Choden sets up a time to meet with the doctor, and Kinley alerts the chief so that he can show up to arrest them. Kinley realizes that the chief is conspiring with the doctor to obtain the land deed to the nunnery. He shows up to rescue Choden, but they both get knocked unconscious. Choden reveals that the land deed everyone had been looking for had been sewn into the seam of Kinley's clothes the entire time. Choden once again disappears, and Kinley returns to the village. He learns that the abbess had just died. When he goes to see the body, the nuns tell him that she had actually died two years prior, but had asked them to keep it a secret, and that her body had turned into a rainbow.

==Cast==
- Jamyang Jamtsho Wangchuk as Kinley
- Sonam Tashi Choden as Choden
- Kunga T. Dorji as Chief Wangdi
- Cencho Dorji as Norbu
- Deki Yangchen as Jampa

==Production==
Roder has said that she was inspired by the dakini stories her mother told her as a girl, and she decided to make the film when she realized that these types of stories were starting to become lost to history.

==Reception==
The film was screened at the 2017 Fribourg International Film Festival, where it won a Special Jury Prize, the Comundo Youth jury prize, and a Special Mention by the International Federation of Film Clubs.
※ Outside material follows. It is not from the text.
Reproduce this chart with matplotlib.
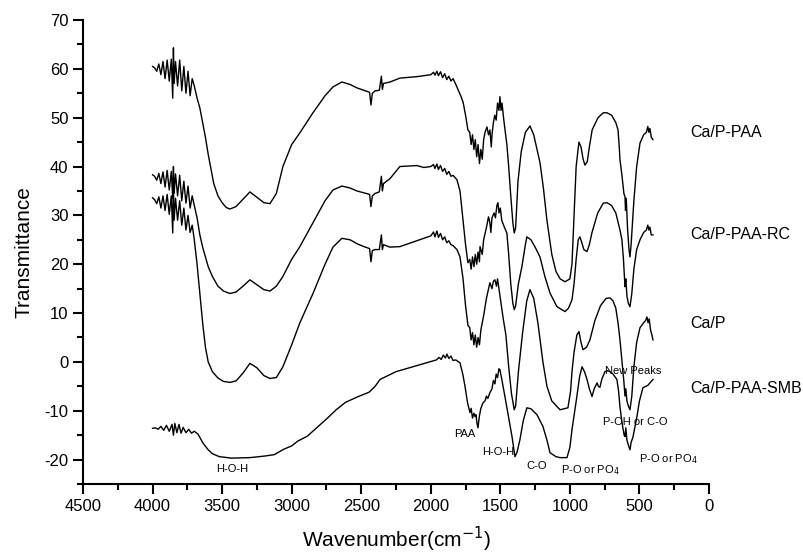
import matplotlib
matplotlib.use("Agg")
import matplotlib.pyplot as plt
from matplotlib.ticker import MultipleLocator

plt.rcParams['font.family'] = ['Liberation Sans', 'DejaVu Sans']
plt.rcParams['axes.unicode_minus'] = False

# ---- spectra (wavenumber, transmittance) ----
wn_paa = [4000, 3985, 3970, 3955, 3940, 3925, 3910, 3895, 3880, 3865, 3855, 3850, 3845, 3835, 3820,
          3805, 3790, 3775, 3760, 3745, 3730, 3715, 3700, 3680, 3660, 3640, 3620, 3600, 3580, 3560,
          3530, 3500, 3470, 3444, 3400, 3350, 3300, 3250, 3200, 3156, 3110, 3063, 3000, 2941, 2847,
          2760, 2703, 2639, 2580, 2531, 2480, 2440, 2430, 2420, 2400, 2370, 2355, 2348, 2340, 2294,
          2222, 2100, 2050, 2000, 1980, 1970, 1956, 1945, 1930, 1915, 1900, 1885, 1870, 1855, 1840,
          1820, 1800, 1785, 1768, 1750, 1733, 1720, 1710, 1700, 1690, 1680, 1670, 1660, 1650, 1640,
          1630, 1620, 1610, 1596, 1585, 1575, 1565, 1560, 1550, 1540, 1530, 1520, 1510, 1503, 1495,
          1488, 1475, 1460, 1453, 1440, 1425, 1410, 1400, 1390, 1373, 1350, 1320, 1287, 1260, 1215,
          1190, 1165, 1130, 1100, 1070, 1035, 1000, 985, 970, 955, 935, 920, 905, 892, 875,
          860, 840, 798, 760, 733, 700, 670, 654, 645, 640, 625, 612, 604, 600, 595,
          585, 575, 568, 560, 540, 520, 496, 470, 450, 440, 432, 425, 415, 403]
t_paa = [60.5, 60.2, 59.5, 61.0, 58.8, 61.5, 58.0, 61.8, 57.5, 62.0, 54.0, 64.3, 57.0, 61.5, 56.5,
         61.8, 55.5, 60.5, 55.0, 59.5, 54.5, 58.0, 56.5, 54.0, 52.0, 49.0, 46.0, 42.5, 39.5, 36.5,
         34.0, 32.6, 31.6, 31.3, 31.8, 33.3, 34.8, 33.7, 32.6, 32.4, 34.5, 40.0, 44.5, 46.9, 51.0,
         54.5, 56.3, 57.3, 56.8, 56.1, 55.6, 55.2, 52.6, 55.0, 55.5, 55.6, 58.5, 55.8, 57.0, 57.3,
         58.1, 58.4, 58.6, 58.8, 59.3, 58.7, 59.5, 58.6, 59.4, 58.2, 59.0, 57.8, 58.5, 57.5, 58.0,
         56.8, 55.5, 54.5, 53.2, 50.5, 47.5, 47.0, 44.5, 46.5, 43.5, 45.5, 42.0, 44.5, 40.6, 43.5,
         41.5, 45.5, 47.0, 48.1, 46.5, 47.5, 44.0, 46.5, 49.0, 50.5, 49.5, 53.0, 51.5, 54.3, 51.5,
         53.0, 49.5, 46.0, 44.5, 40.0, 34.0, 28.5, 26.4, 27.5, 37.0, 43.0, 47.0, 48.3, 46.5, 40.8,
         35.5, 29.0, 22.0, 18.5, 17.0, 16.4, 17.0, 20.0, 30.0, 40.0, 45.0, 44.0, 41.5, 40.3, 41.0,
         44.0, 47.5, 50.0, 51.0, 51.0, 50.5, 49.0, 47.5, 44.0, 41.4, 38.0, 34.5, 33.8, 31.0, 33.5,
         27.0, 23.0, 21.5, 24.0, 33.0, 40.0, 44.8, 46.5, 47.0, 48.2, 47.0, 47.8, 46.0, 45.5]

wn_rc = [4000, 3985, 3970, 3955, 3940, 3925, 3910, 3895, 3880, 3865, 3855, 3850, 3845, 3835, 3820,
         3805, 3790, 3775, 3760, 3745, 3730, 3715, 3700, 3680, 3660, 3640, 3620, 3600, 3570, 3530,
         3490, 3444, 3400, 3350, 3300, 3250, 3200, 3156, 3110, 3063, 3000, 2941, 2847, 2760, 2703,
         2639, 2580, 2531, 2480, 2440, 2430, 2420, 2400, 2370, 2355, 2348, 2340, 2294, 2222, 2100,
         2050, 2000, 1980, 1970, 1956, 1945, 1930, 1915, 1900, 1885, 1870, 1855, 1840, 1812, 1790,
         1768, 1750, 1733, 1720, 1710, 1700, 1690, 1680, 1670, 1660, 1650, 1646, 1630, 1620, 1600,
         1585, 1575, 1568, 1560, 1545, 1535, 1525, 1517, 1510, 1500, 1490, 1470, 1453, 1440, 1425,
         1410, 1400, 1390, 1370, 1345, 1320, 1309, 1280, 1250, 1215, 1180, 1143, 1093, 1035, 1010,
         985, 970, 955, 940, 928, 915, 900, 877, 860, 841, 800, 760, 733, 700, 670,
         640, 626, 615, 604, 598, 590, 580, 568, 555, 540, 520, 496, 470, 450, 440,
         432, 425, 415, 403]
t_rc = [38.3, 38.0, 37.2, 38.6, 36.5, 38.9, 35.8, 39.2, 35.2, 39.0, 33.5, 40.0, 34.5, 38.5, 34.0,
        38.2, 33.0, 37.0, 32.5, 36.0, 31.5, 34.0, 32.0, 29.5, 26.0, 23.5, 21.5, 19.5, 17.5, 15.5,
        14.5, 14.0, 14.3, 15.5, 16.8, 15.8, 14.8, 14.5, 15.5, 17.5, 21.0, 23.6, 28.5, 33.0, 35.2,
        36.0, 35.6, 35.0, 34.6, 34.3, 31.8, 34.0, 34.5, 34.8, 38.0, 35.0, 36.5, 37.5, 40.0, 40.2,
        39.8, 40.0, 40.4, 39.6, 40.5, 39.4, 40.2, 39.0, 39.6, 38.4, 39.0, 38.0, 38.2, 37.3, 35.0,
        29.0, 24.0, 20.3, 21.0, 19.0, 21.5, 19.5, 22.0, 20.0, 22.5, 20.5, 23.6, 22.0, 25.0, 27.5,
        29.7, 28.5, 26.5, 29.5, 30.5, 29.5, 32.0, 32.6, 30.5, 31.5, 29.0, 27.5, 26.4, 22.0, 16.0,
        12.0, 10.7, 11.5, 16.0, 19.5, 24.0, 25.6, 25.0, 23.5, 21.5, 17.5, 14.1, 11.3, 10.3, 11.0,
        12.7, 16.0, 21.0, 25.0, 25.6, 24.5, 23.0, 22.6, 24.0, 26.5, 30.5, 32.5, 32.6, 32.0, 30.5,
        27.0, 25.0, 21.0, 15.4, 17.0, 13.5, 12.0, 11.3, 14.0, 19.0, 23.0, 25.0, 26.5, 27.0, 28.0,
        27.0, 27.6, 26.0, 26.0]

wn_cap = [4000, 3985, 3970, 3955, 3940, 3925, 3910, 3895, 3880, 3865, 3855, 3850, 3845, 3835, 3820,
          3805, 3790, 3775, 3760, 3745, 3730, 3715, 3700, 3680, 3660, 3640, 3620, 3600, 3570, 3530,
          3490, 3444, 3400, 3350, 3300, 3250, 3200, 3156, 3110, 3063, 3000, 2941, 2847, 2760, 2703,
          2639, 2580, 2531, 2480, 2440, 2430, 2420, 2400, 2370, 2355, 2348, 2340, 2294, 2222, 2100,
          2050, 2000, 1980, 1970, 1956, 1945, 1930, 1915, 1900, 1885, 1870, 1855, 1840, 1812, 1790,
          1768, 1750, 1733, 1720, 1710, 1700, 1690, 1680, 1670, 1660, 1650, 1640, 1620, 1600, 1575,
          1560, 1550, 1539, 1528, 1520, 1510, 1500, 1480, 1460, 1440, 1420, 1400, 1390, 1370, 1340,
          1310, 1287, 1260, 1230, 1194, 1165, 1130, 1071, 1014, 995, 985, 970, 950, 935, 920,
          906, 880, 856, 820, 780, 740, 712, 690, 670, 654, 640, 625, 612, 604, 598,
          590, 580, 568, 555, 540, 520, 496, 470, 455, 446, 438, 430, 420, 410, 403]
t_cap = [33.6, 33.2, 32.4, 33.8, 31.5, 34.0, 31.0, 34.3, 30.2, 34.0, 26.4, 35.0, 29.0, 33.5, 29.0,
         33.0, 28.0, 31.5, 27.0, 30.0, 26.5, 28.0, 25.0, 20.0, 14.0, 8.0, 3.0, 0.0, -2.0, -3.3,
         -4.0, -4.2, -3.9, -2.3, -0.3, -1.2, -2.8, -3.4, -3.2, -1.0, 3.5, 8.0, 14.0, 20.0, 23.5,
         25.3, 25.0, 24.2, 23.6, 23.2, 20.5, 22.8, 23.0, 23.0, 26.0, 23.0, 24.0, 23.5, 23.6, 24.8,
         25.3, 25.8, 26.6, 25.6, 26.8, 25.5, 26.3, 25.0, 25.6, 24.4, 24.8, 24.0, 23.8, 23.0, 21.5,
         17.0, 11.5, 7.5, 7.0, 4.5, 6.0, 3.5, 5.5, 3.0, 5.0, 3.5, 6.5, 9.5, 13.0, 16.2,
         15.0, 16.5, 16.8, 15.5, 17.0, 15.0, 13.0, 9.0, 5.5, -1.0, -6.5, -9.8, -9.0, -2.0, 6.0,
         12.5, 14.8, 13.0, 8.0, 0.0, -5.0, -8.0, -9.8, -9.4, -6.0, -2.0, 2.0, 5.5, 6.2, 4.0,
         2.5, 3.0, 4.5, 8.5, 11.5, 13.0, 13.1, 12.5, 11.0, 8.0, 4.5, 0.0, -4.0, -7.0, -5.5,
         -8.0, -9.0, -9.8, -7.0, -1.0, 4.0, 7.0, 8.0, 8.5, 9.2, 8.0, 8.8, 6.5, 5.5, 4.5]

wn_smb = [4000, 3980, 3960, 3940, 3920, 3900, 3880, 3860, 3850, 3840, 3825, 3810, 3795, 3780, 3760,
          3740, 3720, 3700, 3673, 3638, 3600, 3570, 3520, 3433, 3300, 3200, 3126, 3058, 3000, 2955,
          2887, 2820, 2750, 2680, 2614, 2530, 2443, 2400, 2365, 2250, 2128, 2006, 1960, 1940, 1925,
          1910, 1895, 1884, 1870, 1855, 1840, 1820, 1790, 1770, 1754, 1735, 1718, 1710, 1700, 1690,
          1682, 1675, 1668, 1661, 1650, 1640, 1625, 1610, 1600, 1590, 1575, 1560, 1550, 1539, 1530,
          1520, 1510, 1503, 1490, 1467, 1440, 1416, 1395, 1380, 1359, 1335, 1309, 1280, 1237, 1194,
          1165, 1143, 1100, 1071, 1021, 1000, 985, 965, 950, 930, 913, 895, 877, 860, 841,
          825, 805, 795, 784, 770, 748, 730, 712, 690, 662, 650, 640, 625, 610, 604,
          598, 590, 580, 568, 560, 546, 530, 518, 500, 475, 455, 440, 424, 415, 403]
t_smb = [-13.6, -13.5, -13.8, -13.2, -14.0, -13.0, -14.2, -12.8, -15.0, -12.6, -14.5, -12.8, -14.6, -13.4, -14.5,
         -13.8, -14.6, -14.2, -14.8, -16.6, -18.0, -18.8, -19.4, -19.7, -19.6, -19.3, -19.0, -17.9, -17.2, -16.2,
         -15.2, -13.5, -11.7, -9.8, -8.3, -7.2, -6.2, -5.0, -3.6, -2.0, -1.0, 0.0, 0.4, 0.9, 0.5,
         1.4, 0.8, 1.6, 0.7, 1.2, 0.3, 0.4, -0.2, -2.5, -5.0, -8.5, -10.4, -9.5, -11.5, -10.5,
         -11.2, -10.8, -12.5, -13.5, -11.0, -9.5, -8.4, -8.0, -7.0, -7.5, -6.3, -5.5, -3.8, -4.5, -2.5,
         -3.2, -1.4, -1.6, -3.5, -7.1, -11.5, -15.3, -19.4, -18.5, -15.9, -12.0, -9.4, -9.6, -10.8, -13.2,
         -16.0, -18.6, -19.4, -19.6, -19.6, -17.5, -13.9, -10.0, -7.1, -3.0, -1.0, -2.0, -3.6, -5.5, -7.1,
         -5.5, -4.3, -5.0, -5.2, -3.5, -2.0, -1.8, -2.0, -2.5, -3.6, -6.0, -9.2, -12.5, -15.0, -15.3,
         -13.5, -16.0, -17.0, -18.0, -16.5, -15.3, -13.0, -11.2, -8.0, -5.3, -5.0, -4.8, -4.3, -4.0, -3.6]

# sample names and band labels
series_names = ['Ca/P-PAA', 'Ca/P-PAA-RC', 'Ca/P', 'Ca/P-PAA-SMB']
name_pos = [(137, 47.0), (137, 26.0), (134, 7.8), (137, -5.5)]
band_labels = ['H-O-H', 'PAA', 'H-O-H', 'C-O', 'P-O or PO$_4$', 'New Peaks', 'P-OH or C-O', 'P-O or PO$_4$']
band_pos = [(3430, -22.0), (1754, -14.7), (1517, -18.4), (1237, -21.4), (856, -22.2),
            (546, -1.8), (532, -12.4), (295, -20.0)]

fig = plt.figure(figsize=(8.04, 5.53), dpi=100)
ax = fig.add_axes([83 / 804, 1 - 484 / 553, 626 / 804, 464 / 553])

for wn, t in [(wn_paa, t_paa), (wn_rc, t_rc), (wn_cap, t_cap), (wn_smb, t_smb)]:
    ax.plot(wn, t, color='black', linewidth=1.0)

for name, (x, y) in zip(series_names, name_pos):
    ax.text(x, y, name, fontsize=11.5, ha='left', va='center')

for lab, (x, y) in zip(band_labels, band_pos):
    ax.text(x, y, lab, fontsize=8, ha='center', va='center')

ax.set_xlim(4500, 0)
ax.set_ylim(-25, 70)
ax.xaxis.set_major_locator(MultipleLocator(500))
ax.xaxis.set_minor_locator(MultipleLocator(250))
ax.yaxis.set_minor_locator(MultipleLocator(5))
ax.set_yticks(range(-20, 71, 10))

for s in ['top', 'right']:
    ax.spines[s].set_visible(False)
for s in ['left', 'bottom']:
    ax.spines[s].set_linewidth(1.5)

ax.tick_params(which='major', direction='out', length=7, width=1.5, labelsize=12)
ax.tick_params(which='minor', direction='out', length=4, width=1.5)

ax.set_xlabel('Wavenumber(cm$^{-1}$)', fontsize=15, labelpad=8)
ax.set_ylabel('Transmittance', fontsize=15, labelpad=8)

fig.savefig('out.png', dpi=100)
Clarence Tsui of the Hollywood Reporter called the film "beautiful and inventive" and added, "a genre long associated with sex and sleaze, film noir receives a surprisingly spiritual and feminine reworking". James Marsh of the South China Morning Post described Honeygiver as "one of the most original crime thrillers in recent memory". Critic Prathap Nair described the movie as "a genre-bending work, blending elements of neo-noir with Bhutanese mysticism."